Normally this fixes itself. Path MTU Discovery exists precisely for this: a router that can't forward a too-big don't-fragment packet is supposed to send back an ICMP "fragmentation needed" message, the sender shrinks its segments, everyone gets on with their lives. The whole mechanism rides on those ICMP messages getting back to the source. And there, of course, was the culprit. A firewall in the path had been configured by someone who reads "ICMP" as "ping" and "ping" as "the thing attackers use", so it dropped the lot. No ICMP, no discovery, no clue. Just a black hole that ate large packets and left small ones alone.
Two ways out. The correct one is to let that ICMP type through, because Path MTU Discovery is load-bearing infrastructure and breaking it breaks more than this one tunnel. The pragmatic one, while waiting for the firewall change to be approved by people who own a change board, is to clamp the TCP maximum segment size at the tunnel so the endpoints never try to send anything too big in the first place.

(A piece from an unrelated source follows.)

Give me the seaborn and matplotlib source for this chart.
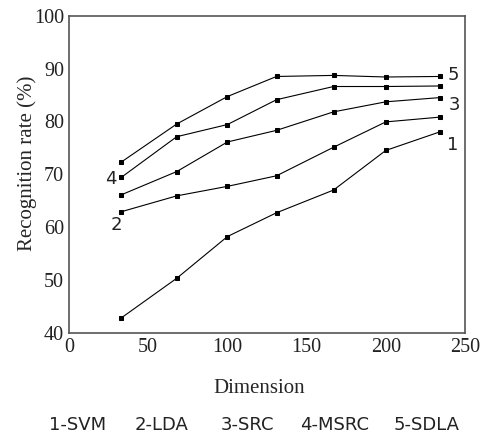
import seaborn as sns
import numpy as np
import pandas as pd
import matplotlib.pyplot as plt

# data
dims = [33, 68, 100, 131, 167, 200, 234]
svm = [42.8, 50.3, 58.2, 62.7, 67.0, 74.5, 78.0]
lda = [62.9, 65.9, 67.7, 69.7, 75.1, 79.9, 80.8]
src = [66.1, 70.5, 76.1, 78.3, 81.8, 83.7, 84.5]
msrc = [69.4, 77.1, 79.4, 84.1, 86.6, 86.6, 86.7]
sdla = [72.3, 79.5, 84.7, 88.5, 88.7, 88.4, 88.5]
methods = ['1', '2', '3', '4', '5']
legend_items = ['1-SVM', '2-LDA', '3-SRC', '4-MSRC', '5-SDLA']

df = pd.DataFrame({
    'Dimension': dims * 5,
    'Rate': svm + lda + src + msrc + sdla,
    'Method': np.repeat(methods, len(dims)),
})

sns.set_style('white')
fig = plt.figure(figsize=(4.83, 4.34), dpi=100)
ax = fig.add_axes([0.1429, 0.2334, 0.8198, 0.7304])

# one black line per method, small square markers
for m in methods:
    sns.lineplot(data=df[df['Method'] == m], x='Dimension', y='Rate', ax=ax,
                 color='black', linewidth=0.8, marker='s', markersize=3.5,
                 markeredgecolor='black')

# series numbers next to the lines
serif = 'Liberation Serif'
num_font = dict(fontsize=13, family='DejaVu Sans', va='center', color='#222222')
ax.text(239.3, 88.7, '5', ha='left', **num_font)
ax.text(239.5, 83.1, '3', ha='left', **num_font)
ax.text(238.4, 75.5, '1', ha='left', **num_font)
ax.text(26.5, 69.0, '4', ha='center', **num_font)
ax.text(29.7, 60.3, '2', ha='center', **num_font)

ax.set_xlim(0, 250)
ax.set_ylim(40.4, 100)
ax.set_xticks([0, 50, 100, 150, 200, 250])
ax.set_yticks([40, 50, 60, 70, 80, 90, 100])
ax.tick_params(direction='in', length=4, width=0.8, colors='#444444',
               labelsize=14.5, labelcolor='#222222')
for lab in ax.get_xticklabels() + ax.get_yticklabels():
    lab.set_family(serif)
for s in ax.spines.values():
    s.set_color('#555555')
    s.set_linewidth(1.2)

ax.set_xlabel('')
ax.set_ylabel('Recognition rate (%)', family=serif, fontsize=15)
ax.yaxis.set_label_coords(-0.081, 0.535)

fig.text(0.536, 0.104, 'Dimension', family=serif, fontsize=15, ha='center', va='center')
legend_x = [77.5, 162, 247.5, 335, 427]
for lx, item in zip(legend_x, legend_items):
    fig.text(lx / 483, 1 - 424.5 / 434, item, family='DejaVu Sans', fontsize=13,
             ha='center', va='center', color='#222222')

fig.savefig('out.png', dpi=100)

iptables -t mangle -A FORWARD -p tcp --tcp-flags SYN,RST SYN \
-j TCPMSS --clamp-mss-to-pmtu
That made everything work immediately, which is the dangerous bit, because a workaround that works is a workaround you forget to remove. I left the clamp in, got the ICMP rule fixed properly the following week, and wrote "it was the MTU" on a sticky note that has been on my monitor ever since. It usually is.